The listing below must be repeated word for word, with its images excluded.

## START

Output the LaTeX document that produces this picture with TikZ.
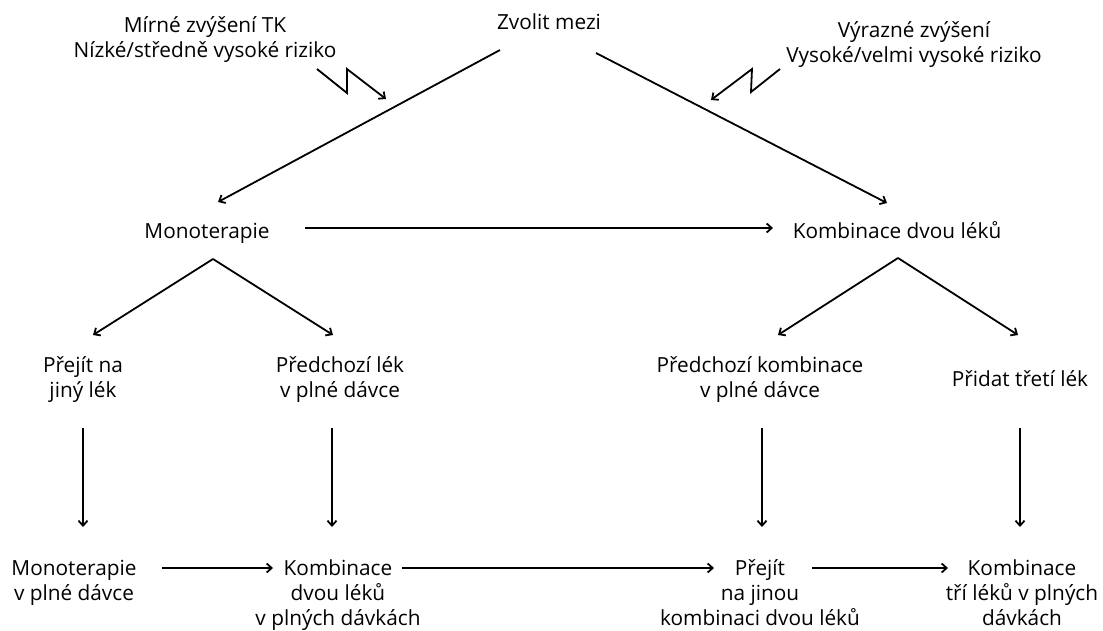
\documentclass[tikz,border=0pt]{standalone}
\usepackage{fontspec}
\setmainfont{Open Sans}
\usetikzlibrary{positioning, arrows.meta}

\begin{document}
\begin{tikzpicture}[
  x=1pt, y=-1pt,
  font=\fontsize{20.8}{25}\selectfont,
  lbl/.style={align=center, anchor=base, inner sep=0pt},
  arr/.style={-{Straight Barb[length=5pt, width=9pt]}, line width=1.8pt},
]
\useasboundingbox (0,0) rectangle (1103,630);

% Row 0: choice and risk labels
\node[lbl] (zvolit)  at (549,29) {Zvolit mezi};
\node[lbl] (mirne)   at (205,57) {Mírné zvýšení TK\\Nízké/středně vysoké riziko};
\node[lbl] (vyrazne) at (914,62) {Výrazné zvýšení\\Vysoké/velmi vysoké riziko};

% Row 1: starting therapy
\node[lbl] (mono) at (207,238) {Monoterapie};
\node[lbl] (komb) at (897,238) {Kombinace dvou léků};

% Row 2: next steps
\node[lbl] (jiny)     at (83,397)   {Přejít na\\jiný lék};
\node[lbl] (predlek)  at (340,397)  {Předchozí lék\\v plné dávce};
\node[lbl] (predkomb) at (760,397)  {Předchozí kombinace\\v plné dávce};
\node[lbl] (treti)    at (1020,386) {Přidat třetí lék};

% Row 3: final steps
\node[lbl] (monoplna) at (74,600)   {Monoterapie\\v plné dávce};
\node[lbl] (dvaplne)  at (338,625)  {Kombinace\\dvou léků\\v plných dávkách};
\node[lbl] (jinakomb) at (760,625)  {Přejít\\na jinou\\kombinaci dvou léků};
\node[lbl] (triplne)  at (1022,625) {Kombinace\\tří léků v plných\\dávkách};

% connectors
\draw[arr] ([shift={(-49,21)}]zvolit.base) -- ([shift={(11,-36)}]mono.base);
\draw[arr] ([shift={(47,24)}]zvolit.base) -- ([shift={(-10,-35)}]komb.base);
\draw[arr] ([shift={(112,12)}]mirne.base) -- ++(30,24) -- ++(0,-24) -- ++(39,30);
\draw[arr] ([shift={(-134,7)}]vyrazne.base) -- ++(-29,23) -- ++(1,-23) -- ++(-41,31);
\draw[arr] ([shift={(98,-10)}]mono.base) -- ([shift={(-124,-10)}]komb.base);

\draw[arr] ([shift={(6,21)}]mono.base) -- ([shift={(10,-62)}]jiny.base);
\draw[arr] ([shift={(6,21)}]mono.base) -- ([shift={(-7,-62)}]predlek.base);
\draw[arr] ([shift={(1,20)}]komb.base) -- ([shift={(18,-62)}]predkomb.base);
\draw[arr] ([shift={(1,20)}]komb.base) -- ([shift={(-2,-51)}]treti.base);

\draw[arr] ([shift={(0,31)}]jiny.base) -- ([shift={(9,-73)}]monoplna.base);
\draw[arr] ([shift={(-8,31)}]predlek.base) -- ([shift={(-6,-98)}]dvaplne.base);
\draw[arr] ([shift={(2,31)}]predkomb.base) -- ([shift={(2,-98)}]jinakomb.base);
\draw[arr] ([shift={(0,42)}]treti.base) -- ([shift={(-2,-98)}]triplne.base);

\draw[arr] ([shift={(88,-32)}]monoplna.base) -- ([shift={(-65,-57)}]dvaplne.base);
\draw[arr] ([shift={(64,-57)}]dvaplne.base) -- ([shift={(-46,-57)}]jinakomb.base);
\draw[arr] ([shift={(52,-57)}]jinakomb.base) -- ([shift={(-74,-57)}]triplne.base);
\end{tikzpicture}
\end{document}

## END

#### [Response]
Output the LaTeX document that produces this picture with TikZ.
\documentclass[tikz,border=0pt]{standalone}
\usepackage{fontspec}
\setmainfont{Open Sans}
\usetikzlibrary{positioning, arrows.meta}

\begin{document}
\begin{tikzpicture}[
  x=1pt, y=-1pt,
  font=\fontsize{20.8}{25}\selectfont,
  lbl/.style={align=center, anchor=base, inner sep=0pt},
  arr/.style={-{Straight Barb[length=5pt, width=9pt]}, line width=1.8pt},
]
\useasboundingbox (0,0) rectangle (1103,630);

% Row 0: choice and risk labels
\node[lbl] (zvolit)  at (549,29) {Zvolit mezi};
\node[lbl] (mirne)   at (205,57) {Mírné zvýšení TK\\Nízké/středně vysoké riziko};
\node[lbl] (vyrazne) at (914,62) {Výrazné zvýšení\\Vysoké/velmi vysoké riziko};

% Row 1: starting therapy
\node[lbl] (mono) at (207,238) {Monoterapie};
\node[lbl] (komb) at (897,238) {Kombinace dvou léků};

% Row 2: next steps
\node[lbl] (jiny)     at (83,397)   {Přejít na\\jiný lék};
\node[lbl] (predlek)  at (340,397)  {Předchozí lék\\v plné dávce};
\node[lbl] (predkomb) at (760,397)  {Předchozí kombinace\\v plné dávce};
\node[lbl] (treti)    at (1020,386) {Přidat třetí lék};

% Row 3: final steps
\node[lbl] (monoplna) at (74,600)   {Monoterapie\\v plné dávce};
\node[lbl] (dvaplne)  at (338,625)  {Kombinace\\dvou léků\\v plných dávkách};
\node[lbl] (jinakomb) at (760,625)  {Přejít\\na jinou\\kombinaci dvou léků};
\node[lbl] (triplne)  at (1022,625) {Kombinace\\tří léků v plných\\dávkách};

% connectors
\draw[arr] ([shift={(-49,21)}]zvolit.base) -- ([shift={(11,-36)}]mono.base);
\draw[arr] ([shift={(47,24)}]zvolit.base) -- ([shift={(-10,-35)}]komb.base);
\draw[arr] ([shift={(112,12)}]mirne.base) -- ++(30,24) -- ++(0,-24) -- ++(39,30);
\draw[arr] ([shift={(-134,7)}]vyrazne.base) -- ++(-29,23) -- ++(1,-23) -- ++(-41,31);
\draw[arr] ([shift={(98,-10)}]mono.base) -- ([shift={(-124,-10)}]komb.base);

\draw[arr] ([shift={(6,21)}]mono.base) -- ([shift={(10,-62)}]jiny.base);
\draw[arr] ([shift={(6,21)}]mono.base) -- ([shift={(-7,-62)}]predlek.base);
\draw[arr] ([shift={(1,20)}]komb.base) -- ([shift={(18,-62)}]predkomb.base);
\draw[arr] ([shift={(1,20)}]komb.base) -- ([shift={(-2,-51)}]treti.base);

\draw[arr] ([shift={(0,31)}]jiny.base) -- ([shift={(9,-73)}]monoplna.base);
\draw[arr] ([shift={(-8,31)}]predlek.base) -- ([shift={(-6,-98)}]dvaplne.base);
\draw[arr] ([shift={(2,31)}]predkomb.base) -- ([shift={(2,-98)}]jinakomb.base);
\draw[arr] ([shift={(0,42)}]treti.base) -- ([shift={(-2,-98)}]triplne.base);

\draw[arr] ([shift={(88,-32)}]monoplna.base) -- ([shift={(-65,-57)}]dvaplne.base);
\draw[arr] ([shift={(64,-57)}]dvaplne.base) -- ([shift={(-46,-57)}]jinakomb.base);
\draw[arr] ([shift={(52,-57)}]jinakomb.base) -- ([shift={(-74,-57)}]triplne.base);
\end{tikzpicture}
\end{document}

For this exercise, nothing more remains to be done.